After flashing the official stock image to an SD card and booting into it, I wrote a script to decrypt the NVMe during the initramfs stage of booting:

#!/bin/sh

tries=0
maxtries=3

while [ ! -e /dev/mapper/reform_crypt ]; do
    if [ "$tries" = "$maxtries" ]; then
        echo "Couldn't decrypt root partition. Launching emergency shell."
        exit 1
    fi

    cryptsetup open /dev/nvme0n1p1 reform_crypt
    tries="$(expr $tries + 1)"
done
exit 0

I placed the script above at /etc/initramfs-tools/scripts/init-premount/mount-crypt and set the executable bit with chmod. Then I ran sudo update-initramfs -c -k all to generate a new initramfs containing that script. (sudo update-initramfs -u probably would have worked just as well, but I did what I did.)
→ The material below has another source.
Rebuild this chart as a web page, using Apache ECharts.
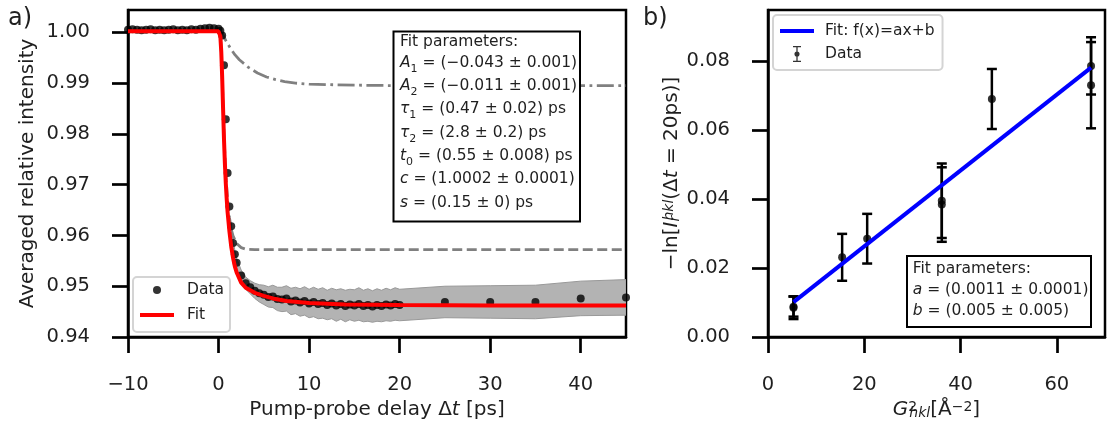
<!DOCTYPE html>
<html>
<head>
<meta charset="utf-8">
<script src="https://cdn.jsdelivr.net/npm/echarts@6.0.0/dist/echarts.min.js"></script>
<style>
html,body{margin:0;padding:0;background:#fff;}
#chart{width:1107px;height:426px;}
</style>
</head>
<body>
<div id="chart"></div>
<script>
// ---------- Panel a) data ----------
const dataT = [-10,-9.5,-9,-8.5,-8,-7.5,-7,-6.5,-6,-5.5,-5,-4.5,-4,-3.5,-3,-2.5,-2,-1.5,-1,-0.5,
  0,0.2,0.4,0.6,0.8,1.0,1.2,1.4,1.6,1.8,2.0,2.5,3,3.5,4,4.5,5,5.5,6,6.5,7,7.5,8,8.5,9,9.5,
  10,10.5,11,11.5,12,12.5,13,13.5,14,14.5,15,15.5,16,16.5,17,17.5,18,18.5,19,19.5,20,25,30,35,40,45];
const dataY = [1.0005,1.0006,1.0005,1.0004,1.0005,1.0006,1.0004,1.0005,1.0004,1.0005,1.0006,1.0004,1.0005,1.0004,1.0006,1.0005,1.0007,1.0008,1.0009,1.0008,
  1.0007,1.0003,0.9994,0.9935,0.9829,0.9723,0.9657,0.9618,0.9585,0.9563,0.9546,0.9521,0.9506,0.9498,0.9491,0.9486,0.9483,0.9479,0.9480,0.9475,0.9474,0.9476,0.9470,0.9472,0.9468,0.9471,
  0.9466,0.9469,0.9465,0.9467,0.9463,0.9466,0.9462,0.9465,0.9461,0.9464,0.9462,0.9465,0.9461,0.9463,0.9460,0.9463,0.9461,0.9464,0.9462,0.9465,0.9463,0.9469,0.9469,0.9469,0.9476,0.9478];
const dataErr = [0,0,0,0,0,0,0,0,0,0,0,0,0,0,0,0,0,0,0,0,
  0,0,0,0,0,0,0,0.0003,0.0006,0.0008,0.0009,0.0011,0.0012,0.0013,0.0015,0.0017,0.0019,0.0020,0.0022,0.0023,0.0024,0.0025,0.0026,0.0026,0.0027,0.0028,
  0.0028,0.0029,0.0029,0.0030,0.0029,0.0030,0.0031,0.0030,0.0031,0.0030,0.0031,0.0032,0.0031,0.0032,0.0031,0.0032,0.0031,0.0032,0.0031,0.0032,0.0031,0.0031,0.0032,0.0033,0.0034,0.0035];

const fitT = [-10,0,0.1,0.2,0.3,0.4,0.5,0.6,0.7,0.8,0.9,1.0,1.2,1.4,1.6,1.8,2.0,2.5,3.0,4.0,5.0,6.0,7.5,10,14,20,30,45];
const fitY = [1.0002,1.0002,1.0001,0.9992,0.9962,0.9912,0.9850,0.9790,0.9742,0.9703,0.9672,0.9646,0.9608,0.9578,0.9556,0.9539,0.9527,0.9507,0.9497,0.9487,0.9481,0.9476,0.9471,0.9467,0.9464,0.9463,0.9462,0.9462];

const fastT = [-10,0,0.1,0.2,0.3,0.4,0.5,0.6,0.7,0.8,1.0,1.2,1.4,1.6,2.0,2.5,3.0,4.0,45];
const fastY = [1.0002,1.0002,1.0001,0.9993,0.9965,0.9918,0.9856,0.9800,0.9758,0.9722,0.9669,0.9636,0.9613,0.9599,0.9584,0.9576,0.9573,0.9572,0.9572];

const slowT = [-10,0,0.2,0.3,0.5,0.8,1.3,1.8,2.3,3.3,4.3,5.3,6.3,7.3,8.5,10,12,15,20,45];
const slowY = [1.0002,1.0002,1.0001,0.9999,0.9994,0.9984,0.9969,0.9956,0.9946,0.9931,0.9920,0.9912,0.9907,0.9903,0.9900,0.9898,0.9897,0.9896,0.9895,0.9895];

const xTicksA = [-10,0,10,20,30,40];
const yTicksA = [0.94,0.95,0.96,0.97,0.98,0.99,1.00];

// ---------- Panel b) data ----------
const gX   = [5.3, 5.3, 15.4, 20.6, 36.1, 36.1, 46.5, 67.1, 67.1];
const gY   = [0.0085, 0.0088, 0.0231, 0.0285, 0.0395, 0.0384, 0.0690, 0.0786, 0.0730];
const gErr = [0.0033, 0.0029, 0.0068, 0.0072, 0.0108, 0.0108, 0.0087, 0.0083, 0.0125];
const lineX = [5.3, 67.1];
const lineY = [0.0101, 0.0781];
const xTicksB = [0,20,40,60];
const yTicksB = [0,0.02,0.04,0.06,0.08];

// ---------- styling ----------
const FONT = "'DejaVu Sans', sans-serif";
const TXT = '#1f1f1f';
const pairs = (xs, ys) => xs.map((x, i) => [x, ys[i]]);
const minus = s => String(s).replace('-', '\u2212');

function axisCommon(ticks, fmt) {
  return {
    axisLine: {show: true, onZero: false, lineStyle: {color: '#000', width: 2.5}},
    axisTick: {show: true, inside: false, length: 16, lineStyle: {color: '#000', width: 2.7}, customValues: ticks},
    axisLabel: {customValues: ticks, formatter: fmt, margin: 38, fontFamily: FONT, fontSize: 19.5, color: TXT},
    splitLine: {show: false}
  };
}
const nameStyle = {
  fontFamily: FONT, fontSize: 20, color: TXT,
  rich: {
    i: {fontFamily: FONT, fontSize: 20, fontStyle: 'italic', color: TXT, align: 'left'},
    n: {fontFamily: FONT, fontSize: 20, color: TXT, align: 'left'},
    sup: {fontFamily: FONT, fontSize: 14, color: TXT, verticalAlign: 'top', lineHeight: 14, align: 'left'},
    supw: {fontFamily: FONT, fontSize: 14, color: TXT, verticalAlign: 'top', lineHeight: 14, width: 1, align: 'left'},
    subi: {fontFamily: FONT, fontSize: 14, fontStyle: 'italic', color: TXT, verticalAlign: 'bottom', lineHeight: 14, align: 'left'},
    subw: {fontFamily: FONT, fontSize: 14, fontStyle: 'italic', color: TXT, verticalAlign: 'bottom', lineHeight: 14, width: 1, align: 'left'},
    supi: {fontFamily: FONT, fontSize: 14, fontStyle: 'italic', color: TXT, verticalAlign: 'top', lineHeight: 14, align: 'left'}
  }
};

const chart = echarts.init(document.getElementById('chart'), null, {renderer: 'canvas'});

const boxRich = {
  i: {fontFamily: FONT, fontSize: 15.5, fontStyle: 'italic', fill: TXT, lineHeight: 23.3},
  s: {fontFamily: FONT, fontSize: 11, fill: TXT, verticalAlign: 'bottom', lineHeight: 13}
};
const BAR = 'path://M0,0H34V4H0Z';

const option = {
  animation: false,
  backgroundColor: '#fff',
  grid: [
    {left: 128, top: 10, right: 481, bottom: 89, show: true, borderColor: '#000', borderWidth: 2.5, backgroundColor: 'transparent'},
    {left: 768, top: 10, right: 2, bottom: 89, show: true, borderColor: '#000', borderWidth: 2.5, backgroundColor: 'transparent'}
  ],
  xAxis: [
    Object.assign({gridIndex: 0, type: 'value', min: -10, max: 45,
      name: '{n|Pump-probe delay \u0394}{i|t}{n| [ps]}', nameLocation: 'middle', nameGap: 58, nameTextStyle: nameStyle},
      axisCommon(xTicksA, v => minus(v))),
    Object.assign({gridIndex: 1, type: 'value', min: 0, max: 70,
      name: '{i|G}{supw|2}{subi|hkl}{n|[\u00c5}{sup|\u22122}{n|]}', nameLocation: 'middle', nameGap: 56, nameTextStyle: nameStyle},
      axisCommon(xTicksB, v => minus(v)))
  ],
  yAxis: [
    Object.assign({gridIndex: 0, type: 'value', min: 0.94, max: 1.0044,
      name: 'Averaged relative intensity', nameLocation: 'middle', nameGap: 90, nameTextStyle: nameStyle},
      axisCommon(yTicksA, v => v.toFixed(2))),
    Object.assign({gridIndex: 1, type: 'value', min: 0, max: 0.0948,
      name: '{n|\u2212ln[}{i|I}{subw|r}{supi|hkl}{n|(\u0394}{i|t}{n| = 20ps)]}', nameLocation: 'middle', nameGap: 86, nameTextStyle: nameStyle},
      axisCommon(yTicksB, v => v.toFixed(2)))
  ],
  legend: [
    {left: 133, top: 277, orient: 'vertical', selectedMode: false,
      data: [{name: 'Data', icon: 'circle'}, {name: 'Fit', icon: BAR}],
      itemWidth: 34, itemHeight: 8, itemGap: 9, padding: [5, 6, 9, 7],
      backgroundColor: '#fff', borderColor: '#d4d4d4', borderWidth: 2, borderRadius: 4,
      textStyle: {fontFamily: FONT, fontSize: 15.5, color: TXT, padding: [0, 0, 0, 8]}},
    {left: 773, top: 15, orient: 'vertical', selectedMode: false,
      data: [{name: 'Fit: f(x)=ax+b', icon: BAR},
             {name: 'Data', icon: 'path://M0,0H10V1.6H0Z M4.2,0H5.8V20H4.2Z M0,18.4H10V20H0Z M1.8,10A3.2,3.2,0,1,1,8.2,10A3.2,3.2,0,1,1,1.8,10Z'}],
      itemWidth: 34, itemHeight: 16, itemGap: 7, padding: [8, 8, 8, 7],
      backgroundColor: '#fff', borderColor: '#d4d4d4', borderWidth: 2, borderRadius: 4,
      textStyle: {fontFamily: FONT, fontSize: 15.5, color: TXT, padding: [0, 0, 0, 6]}}
  ],
  series: [
    {type: 'custom', name: 'band', xAxisIndex: 0, yAxisIndex: 0, z: 1, clip: true,
      data: [[dataT[0], dataY[0]]], encode: {x: 0, y: 1},
      renderItem: function (params, api) {
        const up = [], lo = [];
        for (let k = 0; k < dataT.length; k++) {
          if (dataErr[k] > 0) {
            up.push(api.coord([dataT[k], dataY[k] + dataErr[k]]));
            lo.push(api.coord([dataT[k], dataY[k] - dataErr[k]]));
          }
        }
        return {type: 'polygon', shape: {points: up.concat(lo.reverse())},
          style: {fill: '#b3b3b3', stroke: '#999999', lineWidth: 1}};
      }},
    {type: 'line', name: 'fast', xAxisIndex: 0, yAxisIndex: 0, z: 2, symbol: 'none',
      data: pairs(fastT, fastY), lineStyle: {color: '#808080', width: 2.8, type: [10, 4.5]}},
    {type: 'line', name: 'slow', xAxisIndex: 0, yAxisIndex: 0, z: 2, symbol: 'none',
      data: pairs(slowT, slowY), lineStyle: {color: '#808080', width: 2.8, type: [17, 4.5, 2.8, 4.5]}},
    {type: 'scatter', name: 'Data', xAxisIndex: 0, yAxisIndex: 0, z: 3, symbol: 'circle', symbolSize: 8,
      itemStyle: {color: '#000'}, data: pairs(dataT, dataY)},
    {type: 'line', name: 'Fit', xAxisIndex: 0, yAxisIndex: 0, z: 4, symbol: 'none',
      data: pairs(fitT, fitY), itemStyle: {color: '#ff0000'}, lineStyle: {color: '#ff0000', width: 4}},
    // panel b
    {type: 'custom', name: 'errbars', xAxisIndex: 1, yAxisIndex: 1, z: 3,
      data: gX.map((x, k) => [x, gY[k], gErr[k]]), encode: {x: 0, y: 1},
      renderItem: function (params, api) {
        const x = api.value(0), y = api.value(1), e = api.value(2);
        const t = api.coord([x, y + e]), b = api.coord([x, y - e]);
        const cw = 5, st = {stroke: '#000', lineWidth: 2.5};
        return {type: 'group', children: [
          {type: 'line', shape: {x1: t[0], y1: t[1], x2: b[0], y2: b[1]}, style: st},
          {type: 'line', shape: {x1: t[0] - cw, y1: t[1], x2: t[0] + cw, y2: t[1]}, style: st},
          {type: 'line', shape: {x1: b[0] - cw, y1: b[1], x2: b[0] + cw, y2: b[1]}, style: st}
        ]};
      }},
    {type: 'scatter', name: 'Data', xAxisIndex: 1, yAxisIndex: 1, z: 4, symbol: 'circle', symbolSize: 8,
      itemStyle: {color: '#000'}, data: pairs(gX, gY)},
    {type: 'line', name: 'Fit: f(x)=ax+b', xAxisIndex: 1, yAxisIndex: 1, z: 5, symbol: 'none',
      data: pairs(lineX, lineY), itemStyle: {color: '#0000ff'}, lineStyle: {color: '#0000ff', width: 4}}
  ],
  graphic: [
    {type: 'text', left: 8, top: 7, style: {text: 'a)', font: "24px 'DejaVu Sans'", fill: TXT}},
    {type: 'text', left: 643, top: 7, style: {text: 'b)', font: "24px 'DejaVu Sans'", fill: TXT}},
    {type: 'rect', z: 50, shape: {x: 393.5, y: 31.5, width: 186.5, height: 190}, style: {fill: '#fff', stroke: '#000', lineWidth: 2}},
    {type: 'text', z: 51, x: 400, y: 41.7, style: {text: 'Fit parameters:', fontFamily: FONT, fontSize: 15.5, fill: TXT, verticalAlign: 'middle'}},
    {type: 'text', z: 51, x: 400, y: 51.05, style: {
      text: '{i|A}{s|1} = (\u22120.043 \u00b1 0.001)\n{i|A}{s|2} = (\u22120.011 \u00b1 0.001)\n{i|\u03c4}{s|1} = (0.47 \u00b1 0.02) ps\n{i|\u03c4}{s|2} = (2.8 \u00b1 0.2) ps\n{i|t}{s|0} = (0.55 \u00b1 0.008) ps\n{i|c} = (1.0002 \u00b1 0.0001)\n{i|s} = (0.15 \u00b1 0) ps',
      fontFamily: FONT, fontSize: 15.5, fill: TXT, lineHeight: 23.3, verticalAlign: 'top', rich: boxRich}},
    {type: 'rect', z: 50, shape: {x: 907, y: 256, width: 184, height: 71}, style: {fill: '#fff', stroke: '#000', lineWidth: 2}},
    {type: 'text', z: 51, x: 912.7, y: 258.8, style: {
      text: 'Fit parameters:\n{i|a} = (0.0011 \u00b1 0.0001)\n{i|b} = (0.005 \u00b1 0.005)',
      fontFamily: FONT, fontSize: 15.5, fill: TXT, lineHeight: 21, verticalAlign: 'top',
      rich: {i: {fontFamily: FONT, fontSize: 15.5, fontStyle: 'italic', fill: TXT, lineHeight: 21}}}}
  ]
};
chart.setOption(option);
</script>
</body>
</html>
I updated the fstab on the SD card to mount the NVMe at /ssd on the SD card, and to mount all the drives with the noatime option set in order to reduce writes:

LABEL=reformsdroot / auto noatime,errors=remount-ro 0 1
LABEL=reformsdboot /boot auto noatime,errors=remount-ro 0 1
/dev/mapper/reform_crypt /ssd auto noatime,errors=remount-ro 0 1

I wrote an fstab config for the filesystem overlays at /etc/overlayfstab:

overlay /etc  overlay defaults,x-systemd.requires=/ssd,lowerdir=/etc,upperdir=/ssd/overlays/debian/upper/etc,workdir=/ssd/overlays/debian/working/etc 0 0
overlay /var  overlay defaults,x-systemd.requires=/ssd,lowerdir=/var,upperdir=/ssd/overlays/debian/upper/var,workdir=/ssd/overlays/debian/working/var 0 0
overlay /usr  overlay defaults,x-systemd.requires=/ssd,lowerdir=/usr,upperdir=/ssd/overlays/debian/upper/usr,workdir=/ssd/overlays/debian/working/usr 0 0
overlay /home overlay defaults,x-systemd.requires=/ssd,lowerdir=/home,upperdir=/ssd/overlays/debian/upper/home,workdir=/ssd/overlays/debian/working/home 0 0
overlay /opt  overlay defaults,x-systemd.requires=/ssd,lowerdir=/opt,upperdir=/ssd/overlays/debian/upper/opt,workdir=/ssd/overlays/debian/working/opt 0 0
overlay /srv  overlay defaults,x-systemd.requires=/ssd,lowerdir=/srv,upperdir=/ssd/overlays/debian/upper/srv,workdir=/ssd/overlays/debian/working/srv 0 0

I'd tried to put these entries in /etc/fstab originally, but it seemed as though the initramfs was doing a dry-run of /etc/fstab on boot insteada of actually executing it, which meant the overlays always failed. Initially I'd thought it was an issue with entries being mounted out of order, which is how mount -F behaves, but even removing all the overlayfs entries and dropping into a shell during the init-bottom phase, the final phase before the script execs to the target filesystem's /sbin/init, showed that it was only the root filesystem entry being mounted. My entry for the NVMe was being completely ignored. I tried writing a script for the init-bottom phase that ran mount on that file, but Debian uses BusyBox's mount implementation which doesn't have a --target-prefix flag, and using chroot to mount devices relative to the root filesystem's mountpoint in the initramfs didn't seem to work either. So all overlayfstab entries would have had to have all target paths prepended with the path at which the initramfs mounted the root filesystem, which would have felt like both a clumsy abstraction leak and a point of potential failure if that path were to ever change.

I wound up moving /sbin/init on the SD card to /sbin/init.systemd and creating a dpkg diversion to write all future /sbin/init updates to /sbin/init.systemd instead:

sudo dpkg-divert --divert /sbin/init.systemd --no-rename /sbin/init

I then wrote my own /sbin/init and set its executable bit:

#!/bin/sh

if [ -e /etc/overlayfstab ]; then
	mount /ssd
	mount --all --fstab /etc/overlayfstab
fi
exec /sbin/init.systemd

After this, I had a system where all future changes to anything under Debian's standard directories would be diverted to the NVMe under the paths I'd chosen.